Did anybody try it out and can share this experience?

I am aware of a the many other PDM systems and I have read the other threads on that subject, I would like an opinion on that particular Solidworks PDM product.

Merci!
 
Hello Evil


We are in process of moving off of PDMLink and onto Solidworks EPDM. Many reasons, but mainly we have more Solidworks than Pro/E right now.We just want access to Pro/E stuff as legacy/maint and will turn to Solidworks for all work eventually.


The EPDM data manager is not a full PLM like Windchill, it is PDM.


The Pro/E interface is frankly not very good right now but Solidworks is working very hard to bring it up to snuff. No support for mfg files right now but they are working on that too as it is important to us.

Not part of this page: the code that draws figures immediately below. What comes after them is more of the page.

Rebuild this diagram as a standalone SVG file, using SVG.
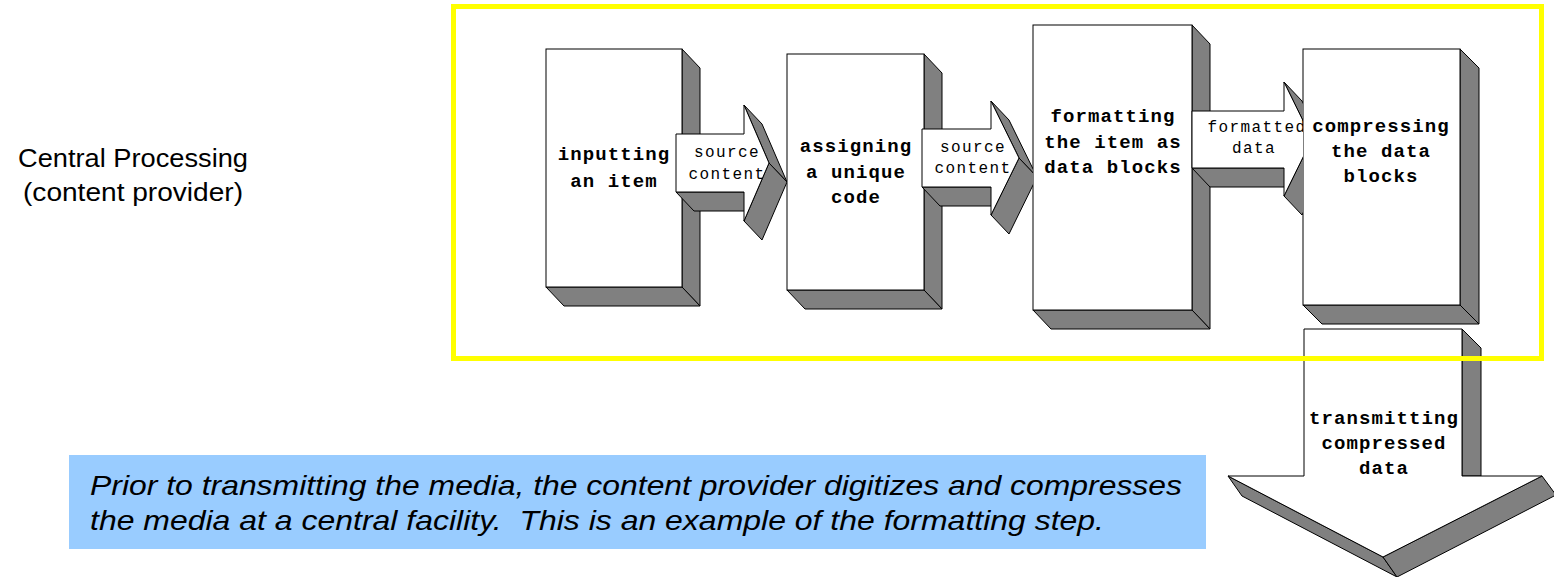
<svg xmlns="http://www.w3.org/2000/svg" width="1554" height="577" viewBox="0 0 1554 577">
<style>
.f{fill:#ffffff;stroke:#000;stroke-width:1}
.s{fill:#808080;stroke:#000;stroke-width:1}
.bt{font-family:"Liberation Mono","DejaVu Sans Mono",monospace;font-weight:bold;font-size:19px;letter-spacing:1.1px;text-anchor:middle;fill:#000}
.at{font-family:"Liberation Mono","DejaVu Sans Mono",monospace;font-size:16px;letter-spacing:1.4px;text-anchor:middle;fill:#000}
.tt{font-family:"Liberation Sans",Arial,sans-serif;font-size:25px;fill:#000}
.nt{font-family:"Liberation Sans",Arial,sans-serif;font-style:italic;font-size:28px;fill:#000}
</style>
<defs>
<clipPath id="c1"><rect x="0" y="0" width="787" height="577"/></clipPath>
<clipPath id="c2"><rect x="0" y="0" width="1033" height="577"/></clipPath>
<clipPath id="c3"><rect x="0" y="0" width="1303" height="577"/></clipPath>
</defs>
<rect x="0" y="0" width="1554" height="577" fill="#ffffff"/>

<g id="title">
<text class="tt" x="18" y="167" textLength="230" lengthAdjust="spacingAndGlyphs">Central Processing</text>
<text class="tt" x="23" y="201" textLength="220" lengthAdjust="spacingAndGlyphs">(content provider)</text>
</g>

<g id="node-inputting">
<polygon class="s" points="682,49 700,68 700,306 682,287"/>
<polygon class="s" points="546,287 682,287 700,306 564,306"/>
<rect class="f" x="546" y="49" width="136" height="238"/>
<text class="bt" x="614" y="160">inputting</text>
<text class="bt" x="614" y="187">an item</text>
</g>

<g id="node-assigning">
<polygon class="s" points="924,54 942,73 942,309 924,290"/>
<polygon class="s" points="787,290 924,290 942,309 805,309"/>
<rect class="f" x="787" y="54" width="137" height="236"/>
<text class="bt" x="856" y="152">assigning</text>
<text class="bt" x="856" y="178">a unique</text>
<text class="bt" x="856" y="203">code</text>
</g>

<g id="node-formatting">
<polygon class="s" points="1192,25 1210,44 1210,329 1192,310"/>
<polygon class="s" points="1033,310 1192,310 1210,329 1051,329"/>
<rect class="f" x="1033" y="25" width="159" height="285"/>
<text class="bt" x="1113" y="122">formatting</text>
<text class="bt" x="1113" y="148">the item as</text>
<text class="bt" x="1113" y="173">data blocks</text>
</g>

<g id="node-compressing">
<polygon class="s" points="1460,49 1479,68 1479,324 1460,305"/>
<polygon class="s" points="1303,305 1460,305 1479,324 1322,324"/>
<rect class="f" x="1303" y="49" width="157" height="256"/>
<text class="bt" x="1381" y="132">compressing</text>
<text class="bt" x="1381" y="157">the data</text>
<text class="bt" x="1381" y="182">blocks</text>
</g>

<g id="connectors">
<g id="arrow-1" clip-path="url(#c1)">
<polygon class="s" points="676,192 744,192 762,211 694,211"/>
<polygon class="s" points="744,105 769,163 787,182 762,124"/>
<polygon class="s" points="769,163 744,221 762,240 787,182"/>
<polygon class="f" points="676,134 744,134 744,105 769,163 744,221 744,192 676,192"/>
<text class="at" x="727" y="157">source</text>
<text class="at" x="727" y="179">content</text>
</g>
<g id="arrow-2" clip-path="url(#c2)">
<polygon class="s" points="922,187 991,187 1009,206 940,206"/>
<polygon class="s" points="991,101 1019,158 1037,177 1009,120"/>
<polygon class="s" points="1019,158 991,215 1009,234 1037,177"/>
<polygon class="f" points="922,129 991,129 991,101 1019,158 991,215 991,187 922,187"/>
<text class="at" x="973" y="152">source</text>
<text class="at" x="973" y="173">content</text>
</g>
<g id="arrow-3" clip-path="url(#c3)">
<polygon class="s" points="1192,168 1284,168 1302,187 1210,187"/>
<polygon class="s" points="1284,82 1312,139 1330,158 1302,101"/>
<polygon class="s" points="1312,139 1284,196 1302,215 1330,158"/>
<polygon class="f" points="1192,111 1284,111 1284,82 1312,139 1284,196 1284,168 1192,168"/>
<text class="at" x="1257" y="132">formatted</text>
<text class="at" x="1254" y="153">data</text>
</g>
</g>

<g id="node-transmitting">
<polygon class="s" points="1462,329 1481,348 1481,476 1462,476"/>
<polygon class="s" points="1228,476 1383,557 1397,577 1242,496"/>
<polygon class="s" points="1383,557 1542,476 1556,495 1397,577"/>
<polygon class="f" points="1304,329 1462,329 1462,476 1542,476 1383,557 1228,476 1304,476"/>
<text class="bt" x="1384" y="424">transmitting</text>
<text class="bt" x="1384" y="449">compressed</text>
<text class="bt" x="1384" y="474">data</text>
</g>

<g id="frame">
<rect x="453.5" y="6.5" width="1088" height="352" fill="none" stroke="#ffff00" stroke-width="5"/>
</g>

<g id="note">
<rect x="69" y="455" width="1137" height="94" fill="#99ccff"/>
<text class="nt" x="90" y="495" textLength="1092" lengthAdjust="spacingAndGlyphs">Prior to transmitting the media, the content provider digitizes and compresses</text>
<text class="nt" x="90" y="530" textLength="1014" lengthAdjust="spacingAndGlyphs" xml:space="preserve">the media at a central facility.  This is an example of the formatting step.</text>
</g>
</svg>
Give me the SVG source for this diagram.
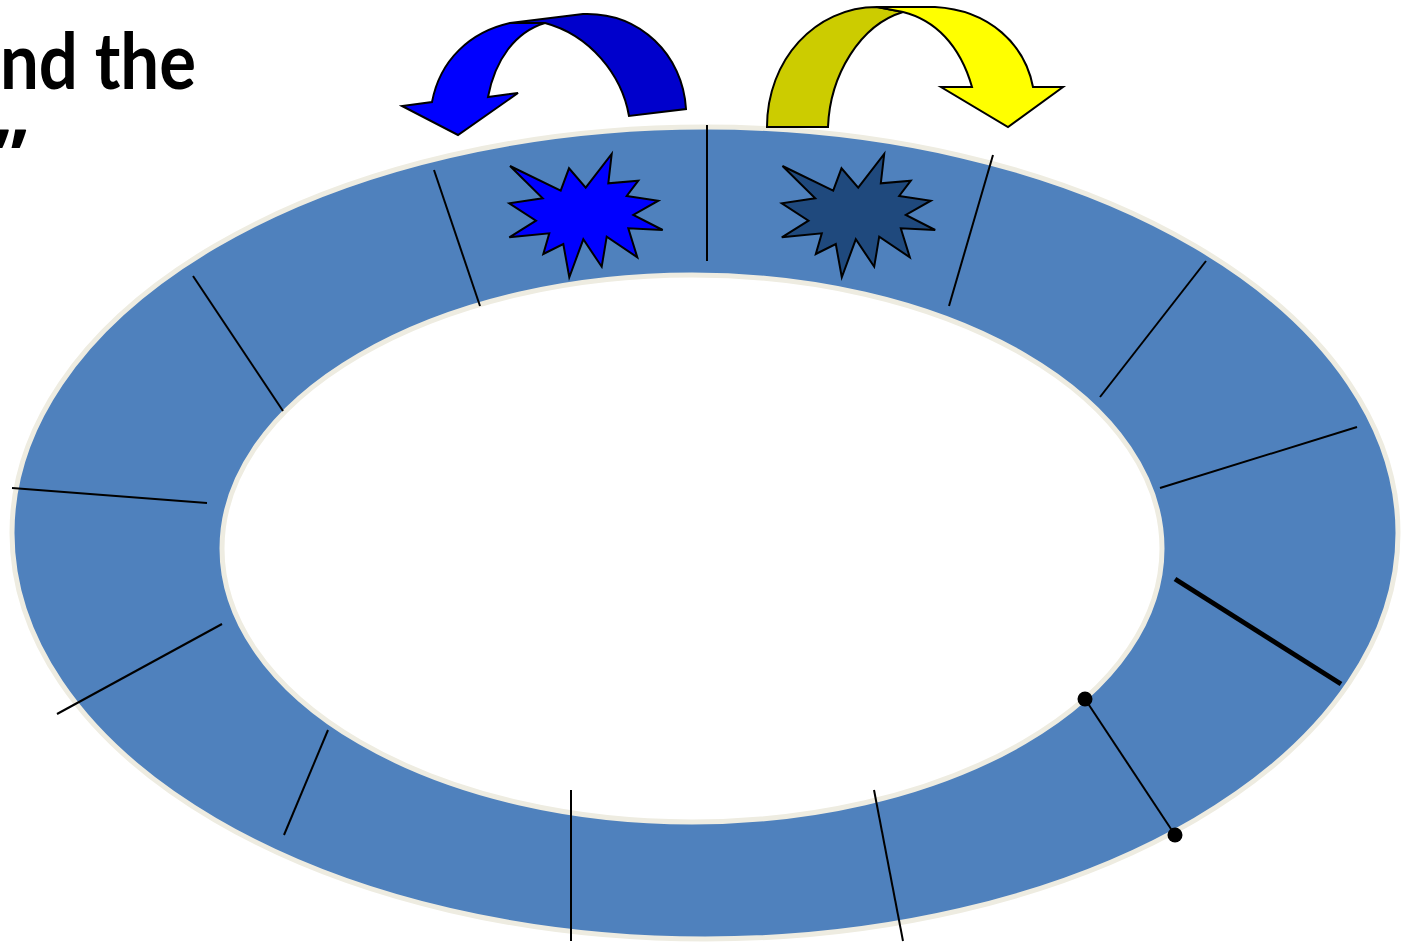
<svg xmlns="http://www.w3.org/2000/svg" width="1405" height="943" viewBox="0 0 1405 943">
<style>
.ring{fill:#4F81BD;stroke:#EEECE1;stroke-width:5}
.hole{fill:#FFFFFF;stroke:#EEECE1;stroke-width:5}
.div{stroke:#000;stroke-width:2;fill:none}
.outl{stroke:#000;stroke-width:2;stroke-linejoin:miter}
.title{font-family:Lato,"Open Sans","Liberation Sans",sans-serif;font-weight:bold;font-size:78px;fill:#000}
.quote{font-family:"Open Sans","Liberation Sans",sans-serif;font-weight:bold;font-size:76px;fill:#000}
</style>
<defs>
<path id="burst" d="M611.7,154 L608.3,183.3 L638.3,180.7 L626.7,196 L658.3,200.7 L633.3,215 L662.7,230 L628.3,228.3 L637.3,257.3 L606.7,236.7 L601.7,266.7 L583.3,239.3 L569.3,277.3 L563.3,244 L543.3,254 L549.3,233.3 L509.3,237.3 L536,220.7 L509.3,203.3 L542.7,198.3 L510,166 L560.7,190.7 L569,168.3 L585.7,187.7 Z"/>
</defs>
<rect width="1405" height="943" fill="#FFFFFF"/>
<g id="title">
<text class="title" x="0" y="89" textLength="196" lengthAdjust="spacingAndGlyphs">nd the</text>
<text class="quote" x="27" y="183" text-anchor="end">”</text>
</g>
<g id="ring">
<ellipse class="ring" cx="705" cy="533" rx="693" ry="406"/>
<ellipse class="hole" cx="692" cy="548.5" rx="470" ry="273.5"/>
</g>
<g id="connectors">
<line class="div" x1="707" y1="125" x2="707" y2="261"/>
<line class="div" x1="434" y1="170" x2="480" y2="306"/>
<line class="div" x1="193" y1="276" x2="283" y2="411"/>
<line class="div" x1="12" y1="488" x2="207" y2="503"/>
<line class="div" x1="57" y1="714" x2="222" y2="624"/>
<line class="div" x1="328" y1="730" x2="284" y2="835"/>
<line class="div" x1="571" y1="790" x2="571" y2="941"/>
<line class="div" x1="874" y1="790" x2="903" y2="941"/>
<line class="div" x1="1085" y1="699" x2="1175" y2="835"/>
<line x1="1175" y1="579" x2="1341" y2="684" stroke="#000" stroke-width="5"/>
<line class="div" x1="1160" y1="488" x2="1357" y2="427"/>
<line class="div" x1="1100" y1="397" x2="1206" y2="261"/>
<line class="div" x1="993" y1="155" x2="949" y2="306"/>
<circle cx="1085" cy="699" r="7.5" fill="#000"/>
<circle cx="1175" cy="835" r="7.5" fill="#000"/>
</g>
<g id="burst-blue">
<use href="#burst" fill="#0000FF" class="outl"/>
</g>
<g id="burst-dark">
<use href="#burst" fill="#1F497D" class="outl" transform="translate(272.5,0)"/>
</g>
<g id="arrow-blue">
<path class="outl" fill="#0000CC" d="M686,109 C683,55 640,12 583,14 L510,23 L545,23 C590,35 622,75 629,116 Z"/>
<path class="outl" fill="#0000FF" d="M510,23 C470,32 440,60 432,102 L402,106 L458,135 L518,93 L488,97 C495,60 515,32 545,23 Z"/>
</g>
<g id="arrow-yellow">
<path class="outl" fill="#CCCC00" d="M767,127 C767,60 815,7 877,7 L903,12 C860,25 830,75 828,127 Z"/>
<path class="outl" fill="#FFFF00" d="M877,7 L935,7 C990,10 1025,45 1033,87 L1063,87 L1008,127 L941,87 L972,87 C960,45 935,20 903,12 Z"/>
</g>
</svg>
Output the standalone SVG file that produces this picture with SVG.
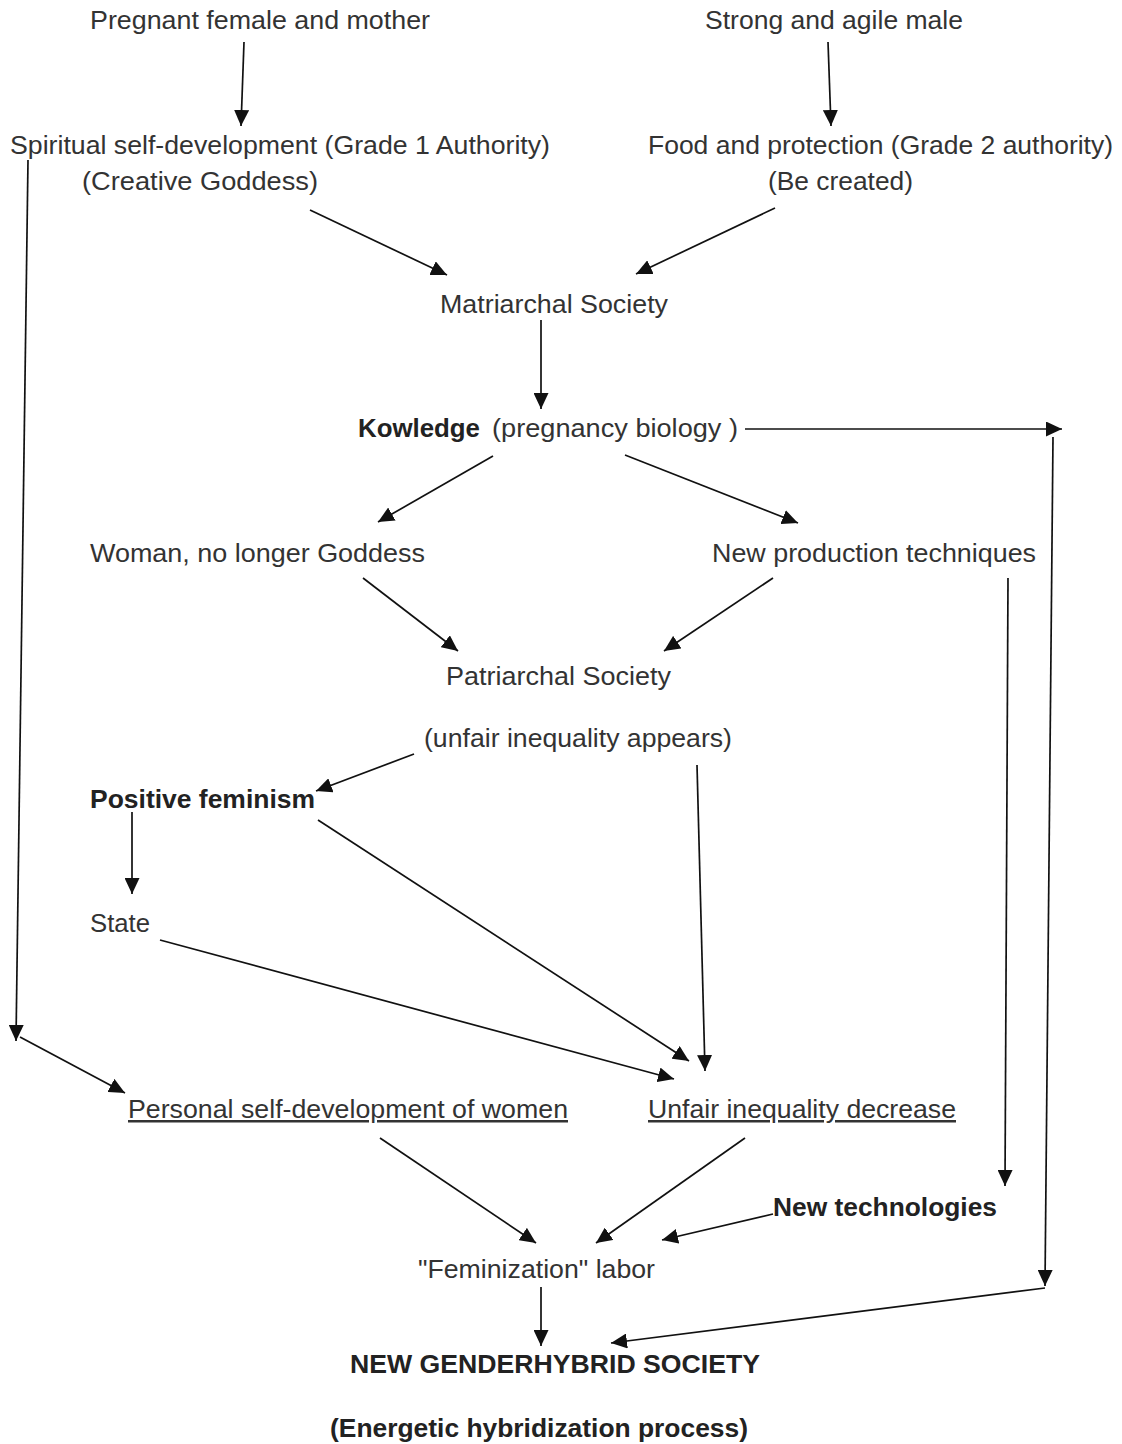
<svg xmlns="http://www.w3.org/2000/svg" width="1122" height="1444" viewBox="0 0 1122 1444">
<style>
text{font-family:"Liberation Sans",Arial,sans-serif;font-size:25px;fill:#333}
.b{font-weight:bold;fill:#222}
.u{text-decoration:underline}
.c line,.c polyline{stroke:#111;stroke-width:1.7;fill:none}
</style>
<defs>
<marker id="ah" markerUnits="userSpaceOnUse" markerWidth="17" markerHeight="15" refX="16" refY="7.5" orient="auto">
<path d="M0,0 L16,7.5 L0,15 Z" fill="#111"/>
</marker>
</defs>
<rect width="1122" height="1444" fill="#fff"/>
<g id="n1"><text x="90" y="29" textLength="340" lengthAdjust="spacingAndGlyphs">Pregnant  female and mother</text></g>
<g id="n2"><text x="705" y="29" textLength="258" lengthAdjust="spacingAndGlyphs">Strong and agile male</text></g>
<g id="n3"><text x="10" y="154" textLength="540" lengthAdjust="spacingAndGlyphs">Spiritual self-development (Grade 1 Authority)</text>
<text x="82" y="190" textLength="236" lengthAdjust="spacingAndGlyphs">(Creative  Goddess)</text></g>
<g id="n4"><text x="648" y="154" textLength="465" lengthAdjust="spacingAndGlyphs">Food and protection (Grade 2 authority)</text>
<text x="768" y="190" textLength="145" lengthAdjust="spacingAndGlyphs">(Be created)</text></g>
<g id="n5"><text x="440" y="313" textLength="228" lengthAdjust="spacingAndGlyphs">Matriarchal Society</text></g>
<g id="n6"><text x="358" y="437" class="b" textLength="122" lengthAdjust="spacingAndGlyphs">Kowledge</text>
<text x="492" y="437" textLength="246" lengthAdjust="spacingAndGlyphs">(pregnancy biology )</text></g>
<g id="n7"><text x="90" y="562" textLength="335" lengthAdjust="spacingAndGlyphs">Woman,  no longer Goddess</text></g>
<g id="n8"><text x="712" y="562" textLength="324" lengthAdjust="spacingAndGlyphs">New  production techniques</text></g>
<g id="n9"><text x="446" y="685" textLength="225" lengthAdjust="spacingAndGlyphs">Patriarchal  Society</text></g>
<g id="n10"><text x="424" y="747" textLength="308" lengthAdjust="spacingAndGlyphs">(unfair inequality appears)</text></g>
<g id="n11"><text x="90" y="808" class="b" textLength="225" lengthAdjust="spacingAndGlyphs">Positive feminism</text></g>
<g id="n12"><text x="90" y="932" textLength="60" lengthAdjust="spacingAndGlyphs">State</text></g>
<g id="n13"><text x="128" y="1118" class="u" textLength="440" lengthAdjust="spacingAndGlyphs">Personal self-development of women</text></g>
<g id="n14"><text x="648" y="1118" class="u" textLength="308" lengthAdjust="spacingAndGlyphs">Unfair inequality decrease</text></g>
<g id="n15"><text x="773" y="1216" class="b" textLength="224" lengthAdjust="spacingAndGlyphs">New technologies</text></g>
<g id="n16"><text x="418" y="1278" textLength="237" lengthAdjust="spacingAndGlyphs">"Feminization" labor</text></g>
<g id="n17"><text x="350" y="1373" class="b" textLength="410" lengthAdjust="spacingAndGlyphs">NEW GENDERHYBRID  SOCIETY</text></g>
<g id="n18"><text x="330" y="1437" class="b" textLength="418" lengthAdjust="spacingAndGlyphs">(Energetic hybridization process)</text></g>
<g id="connectors" class="c">
<line x1="244" y1="42" x2="241" y2="126" marker-end="url(#ah)"/>
<line x1="828" y1="42" x2="831" y2="126" marker-end="url(#ah)"/>
<line x1="310" y1="210" x2="447" y2="275" marker-end="url(#ah)"/>
<line x1="775" y1="208" x2="636" y2="274" marker-end="url(#ah)"/>
<line x1="541" y1="320" x2="541" y2="409" marker-end="url(#ah)"/>
<line x1="745" y1="429" x2="1062" y2="429" marker-end="url(#ah)"/>
<line x1="493" y1="456" x2="378" y2="522" marker-end="url(#ah)"/>
<line x1="625" y1="455" x2="798" y2="523" marker-end="url(#ah)"/>
<line x1="363" y1="578" x2="458" y2="651" marker-end="url(#ah)"/>
<line x1="773" y1="578" x2="664" y2="651" marker-end="url(#ah)"/>
<line x1="414" y1="754" x2="316" y2="791" marker-end="url(#ah)"/>
<line x1="697" y1="765" x2="705" y2="1071" marker-end="url(#ah)"/>
<line x1="132" y1="812" x2="132" y2="894" marker-end="url(#ah)"/>
<line x1="318" y1="820" x2="689" y2="1061" marker-end="url(#ah)"/>
<line x1="160" y1="940" x2="674" y2="1079" marker-end="url(#ah)"/>
<line x1="28" y1="160" x2="16" y2="1041" marker-end="url(#ah)"/>
<line x1="20" y1="1037" x2="125" y2="1093" marker-end="url(#ah)"/>
<line x1="1008" y1="578" x2="1005" y2="1186" marker-end="url(#ah)"/>
<line x1="380" y1="1138" x2="536" y2="1243" marker-end="url(#ah)"/>
<line x1="745" y1="1138" x2="596" y2="1243" marker-end="url(#ah)"/>
<line x1="773" y1="1214" x2="662" y2="1240" marker-end="url(#ah)"/>
<line x1="541" y1="1287" x2="541" y2="1346" marker-end="url(#ah)"/>
<line x1="1053" y1="437" x2="1045" y2="1286" marker-end="url(#ah)"/>
<line x1="1045" y1="1288" x2="611" y2="1343" marker-end="url(#ah)"/>
</g>
</svg>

You should know that the EPDM interface is Pro/Toolkit based. It needs Pro/E running or starts and runs Pro/E in the background to perform basic operation. (pro/e licenses are needed) Also, toolkit based data managers have limitations. Toolkit cannot do the same type of interegations of model relationships, etc that the PDMLink can. It uses a Pro/E session to determine relationships and then you do not get 'type' of relationship, like Mergefor instance. Family objects are not treated as separate objects, they are displayed as tabs on the generic, you cannot search by instance name as there is no pysical file. If you have large assemblies, you could have trouble with a toolkit based data manager as the assembly would need to be brought into a session each time database operations take place, like check-in for instance, the in-session relationships are what the database records.


That said; if you are a part, drw, assy only house and have few large assys, the EPDM will, in the next couple releases, be a viable option.